• [Information shown]
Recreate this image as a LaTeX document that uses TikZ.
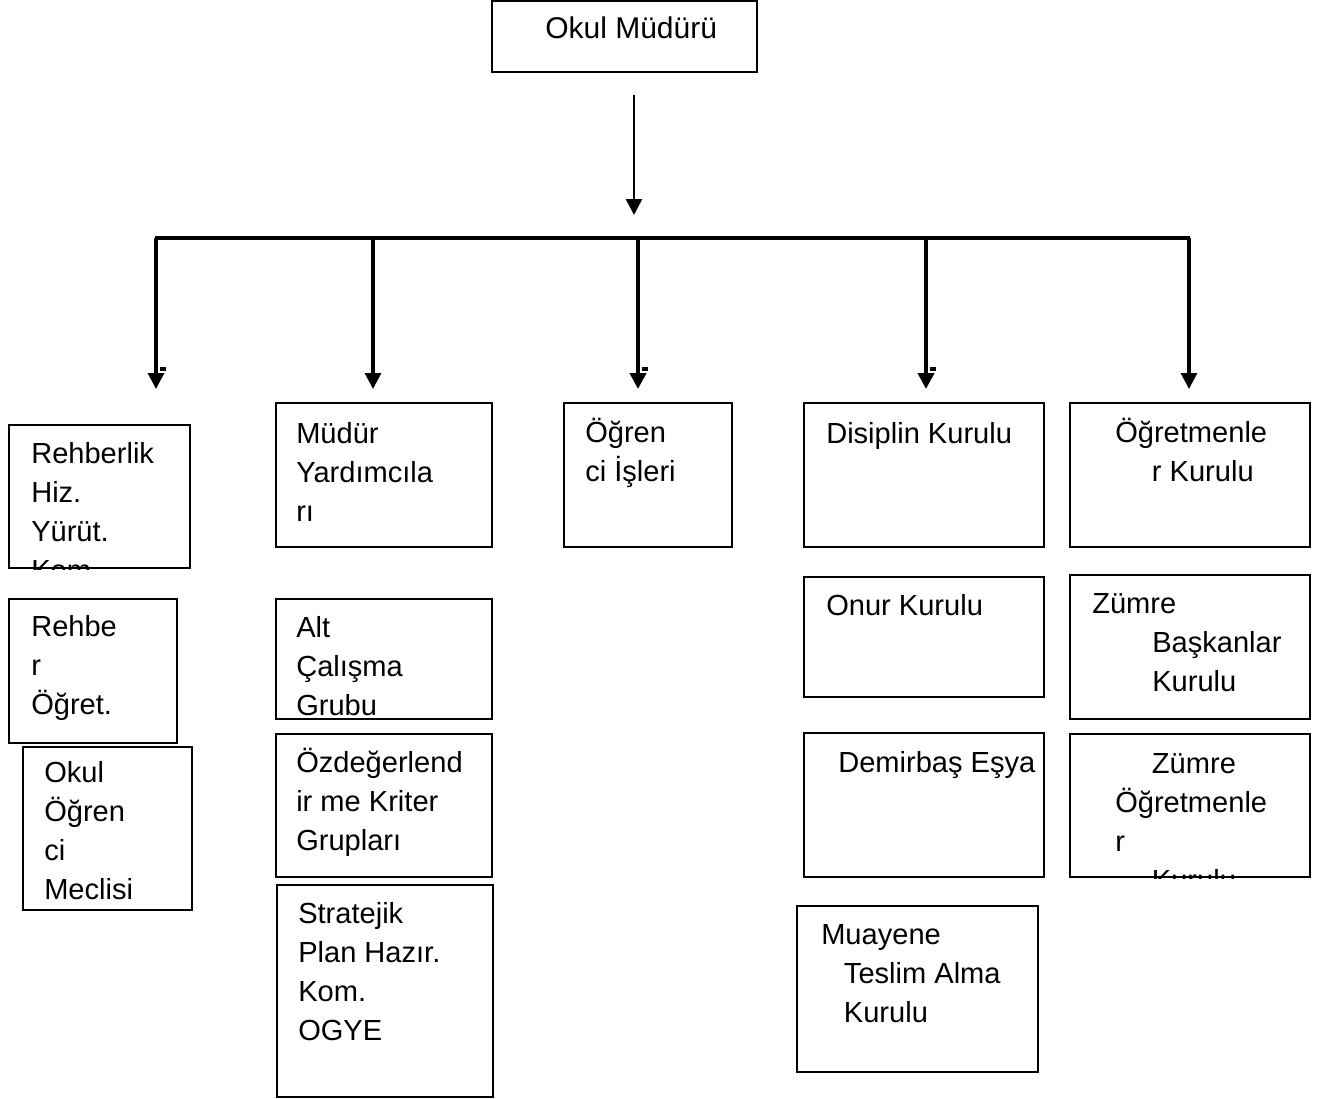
\documentclass[tikz,border=0pt]{standalone}
\usepackage{fontspec}
\setmainfont{Liberation Sans}
\usetikzlibrary{arrows.meta,fit}

\begin{document}
\begin{tikzpicture}[x=0.75pt,y=-0.75pt,
   box/.style={draw,line width=1.5pt,inner sep=0pt},
   lbl/.style={anchor=base west,align=left,inner sep=0pt,font=\fontsize{21.8}{29.25}\selectfont},
   link/.style={line width=2.3pt},
   thick link/.style={line width=3.4pt},
   arr/.style={-{Triangle[width=12pt,length=12pt]}}]
   \useasboundingbox (0,0) rectangle (1329,1099);
   % Top (text nodes sit on the baseline of their last line)
   \node[box,fit={(492,1) (757,72)}] (mudur) {};
   \node[lbl,font=\fontsize{22.5}{29.25}\selectfont] (mudurT) at (545,39) {Okul Müdürü};
   \coordinate (t1) at (634,95);
   \coordinate (t2) at (634,215);
   \draw[link,line width=2pt,arr] (t1) -- (t2);
   % Bar
   \coordinate (b1) at (156,238); \coordinate (a1) at (156,389);
   \coordinate (b2) at (373,238); \coordinate (a2) at (373,389);
   \coordinate (b3) at (638,238); \coordinate (a3) at (638,389);
   \coordinate (b4) at (926,238); \coordinate (a4) at (926,389);
   \coordinate (b5) at (1189,238); \coordinate (a5) at (1189,389);
   \draw[link] ([xshift=-1.1pt]b1) -- ([xshift=1.1pt]b5);
   \draw[link,arr] (b1) -- (a1);
   \draw[link,arr] (b2) -- (a2);
   \draw[thick link,arr] (b3) -- (a3);
   \draw[thick link,arr] (b4) -- (a4);
   \draw[link,arr] (b5) -- (a5);
   \foreach \x in {156,638,926}
     \draw[line width=2.4pt] (\x+4,369) -- (\x+10,369);
   % Left
   \node[box,fit={(9,425) (190,568)}] (rhk) {};
   \begin{scope}
     \clip (rhk.north west) rectangle (rhk.south east);
     \node[lbl] (rhkT) at (31,580) {Rehberlik\\Hiz.\\Yürüt.\\Kom.};
   \end{scope}
   \node[box,fit={(9,599) (177,743)}] (rog) {};
   \node[lbl] (rogT) at (31,714) {Rehbe\\r\\Öğret.};
   \node[box,fit={(23,747) (192,910)}] (oom) {};
   \node[lbl] (oomT) at (44,899) {Okul\\Öğren\\ci\\Meclisi};
   % Mudur yardimcilari
   \node[box,fit={(276,403) (492,547)}] (my) {};
   \node[lbl] (myT) at (296,521) {Müdür\\Yardımcıla\\rı};
   \node[box,fit={(276,599) (492,719)}] (acg) {};
   \begin{scope}
     \clip (acg.north west) rectangle (acg.south east);
     \node[lbl] (acgT) at (296,715) {Alt\\Çalışma\\Grubu};
   \end{scope}
   \node[box,fit={(276,734) (492,877)}] (okg) {};
   \node[lbl] (okgT) at (296,850) {Özdeğerlend\\ir me Kriter\\Grupları};
   \node[box,fit={(277,885) (493,1097)}] (sph) {};
   \node[lbl] (sphT) at (298,1040) {Stratejik\\Plan Hazır.\\Kom.\\OGYE};
   % Ogrenci isleri
   \node[box,fit={(564,403) (732,547)}] (oi) {};
   \node[lbl] (oiT) at (585,481) {Öğren\\ci İşleri};
   % Kurullar
   \node[box,fit={(804,403) (1044,547)}] (dk) {};
   \node[lbl] (dkT) at (826,443) {Disiplin Kurulu};
   \node[box,fit={(804,577) (1044,697)}] (ok) {};
   \node[lbl] (okT) at (826,615) {Onur Kurulu};
   \node[box,fit={(804,733) (1044,877)}] (de) {};
   \node[lbl] (deT) at (838,772) {Demirbaş Eşya};
   \node[box,fit={(797,906) (1038,1072)}] (mta) {};
   \node[lbl] (mtaT) at (821,1022) {Muayene\\\hspace*{17pt}Teslim Alma\\\hspace*{17pt}Kurulu};
   % Right
   \node[box,fit={(1070,403) (1310,547)}] (ogk) {};
   \node[lbl] (ogkT) at (1115,481) {Öğretmenle\\\hspace*{27.5pt}r Kurulu};
   \node[box,fit={(1070,575) (1310,719)}] (zbk) {};
   \node[lbl] (zbkT) at (1092,691) {Zümre\\\hspace*{45pt}Başkanlar\\\hspace*{45pt}Kurulu};
   \node[box,fit={(1070,734) (1310,877)}] (zok) {};
   \begin{scope}
     \clip (zok.north west) rectangle (zok.south east);
     \node[lbl] (zokT) at (1115,890) {\hspace*{27.5pt}Zümre\\Öğretmenle\\r\\\hspace*{27.5pt}Kurulu};
   \end{scope}
\end{tikzpicture}
\end{document}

• [What this task involves] Skip the pictures, then retype every line above exactly.

• [Output for this task]
Recreate this image as a LaTeX document that uses TikZ.
\documentclass[tikz,border=0pt]{standalone}
\usepackage{fontspec}
\setmainfont{Liberation Sans}
\usetikzlibrary{arrows.meta,fit}

\begin{document}
\begin{tikzpicture}[x=0.75pt,y=-0.75pt,
   box/.style={draw,line width=1.5pt,inner sep=0pt},
   lbl/.style={anchor=base west,align=left,inner sep=0pt,font=\fontsize{21.8}{29.25}\selectfont},
   link/.style={line width=2.3pt},
   thick link/.style={line width=3.4pt},
   arr/.style={-{Triangle[width=12pt,length=12pt]}}]
   \useasboundingbox (0,0) rectangle (1329,1099);
   % Top (text nodes sit on the baseline of their last line)
   \node[box,fit={(492,1) (757,72)}] (mudur) {};
   \node[lbl,font=\fontsize{22.5}{29.25}\selectfont] (mudurT) at (545,39) {Okul Müdürü};
   \coordinate (t1) at (634,95);
   \coordinate (t2) at (634,215);
   \draw[link,line width=2pt,arr] (t1) -- (t2);
   % Bar
   \coordinate (b1) at (156,238); \coordinate (a1) at (156,389);
   \coordinate (b2) at (373,238); \coordinate (a2) at (373,389);
   \coordinate (b3) at (638,238); \coordinate (a3) at (638,389);
   \coordinate (b4) at (926,238); \coordinate (a4) at (926,389);
   \coordinate (b5) at (1189,238); \coordinate (a5) at (1189,389);
   \draw[link] ([xshift=-1.1pt]b1) -- ([xshift=1.1pt]b5);
   \draw[link,arr] (b1) -- (a1);
   \draw[link,arr] (b2) -- (a2);
   \draw[thick link,arr] (b3) -- (a3);
   \draw[thick link,arr] (b4) -- (a4);
   \draw[link,arr] (b5) -- (a5);
   \foreach \x in {156,638,926}
     \draw[line width=2.4pt] (\x+4,369) -- (\x+10,369);
   % Left
   \node[box,fit={(9,425) (190,568)}] (rhk) {};
   \begin{scope}
     \clip (rhk.north west) rectangle (rhk.south east);
     \node[lbl] (rhkT) at (31,580) {Rehberlik\\Hiz.\\Yürüt.\\Kom.};
   \end{scope}
   \node[box,fit={(9,599) (177,743)}] (rog) {};
   \node[lbl] (rogT) at (31,714) {Rehbe\\r\\Öğret.};
   \node[box,fit={(23,747) (192,910)}] (oom) {};
   \node[lbl] (oomT) at (44,899) {Okul\\Öğren\\ci\\Meclisi};
   % Mudur yardimcilari
   \node[box,fit={(276,403) (492,547)}] (my) {};
   \node[lbl] (myT) at (296,521) {Müdür\\Yardımcıla\\rı};
   \node[box,fit={(276,599) (492,719)}] (acg) {};
   \begin{scope}
     \clip (acg.north west) rectangle (acg.south east);
     \node[lbl] (acgT) at (296,715) {Alt\\Çalışma\\Grubu};
   \end{scope}
   \node[box,fit={(276,734) (492,877)}] (okg) {};
   \node[lbl] (okgT) at (296,850) {Özdeğerlend\\ir me Kriter\\Grupları};
   \node[box,fit={(277,885) (493,1097)}] (sph) {};
   \node[lbl] (sphT) at (298,1040) {Stratejik\\Plan Hazır.\\Kom.\\OGYE};
   % Ogrenci isleri
   \node[box,fit={(564,403) (732,547)}] (oi) {};
   \node[lbl] (oiT) at (585,481) {Öğren\\ci İşleri};
   % Kurullar
   \node[box,fit={(804,403) (1044,547)}] (dk) {};
   \node[lbl] (dkT) at (826,443) {Disiplin Kurulu};
   \node[box,fit={(804,577) (1044,697)}] (ok) {};
   \node[lbl] (okT) at (826,615) {Onur Kurulu};
   \node[box,fit={(804,733) (1044,877)}] (de) {};
   \node[lbl] (deT) at (838,772) {Demirbaş Eşya};
   \node[box,fit={(797,906) (1038,1072)}] (mta) {};
   \node[lbl] (mtaT) at (821,1022) {Muayene\\\hspace*{17pt}Teslim Alma\\\hspace*{17pt}Kurulu};
   % Right
   \node[box,fit={(1070,403) (1310,547)}] (ogk) {};
   \node[lbl] (ogkT) at (1115,481) {Öğretmenle\\\hspace*{27.5pt}r Kurulu};
   \node[box,fit={(1070,575) (1310,719)}] (zbk) {};
   \node[lbl] (zbkT) at (1092,691) {Zümre\\\hspace*{45pt}Başkanlar\\\hspace*{45pt}Kurulu};
   \node[box,fit={(1070,734) (1310,877)}] (zok) {};
   \begin{scope}
     \clip (zok.north west) rectangle (zok.south east);
     \node[lbl] (zokT) at (1115,890) {\hspace*{27.5pt}Zümre\\Öğretmenle\\r\\\hspace*{27.5pt}Kurulu};
   \end{scope}
\end{tikzpicture}
\end{document}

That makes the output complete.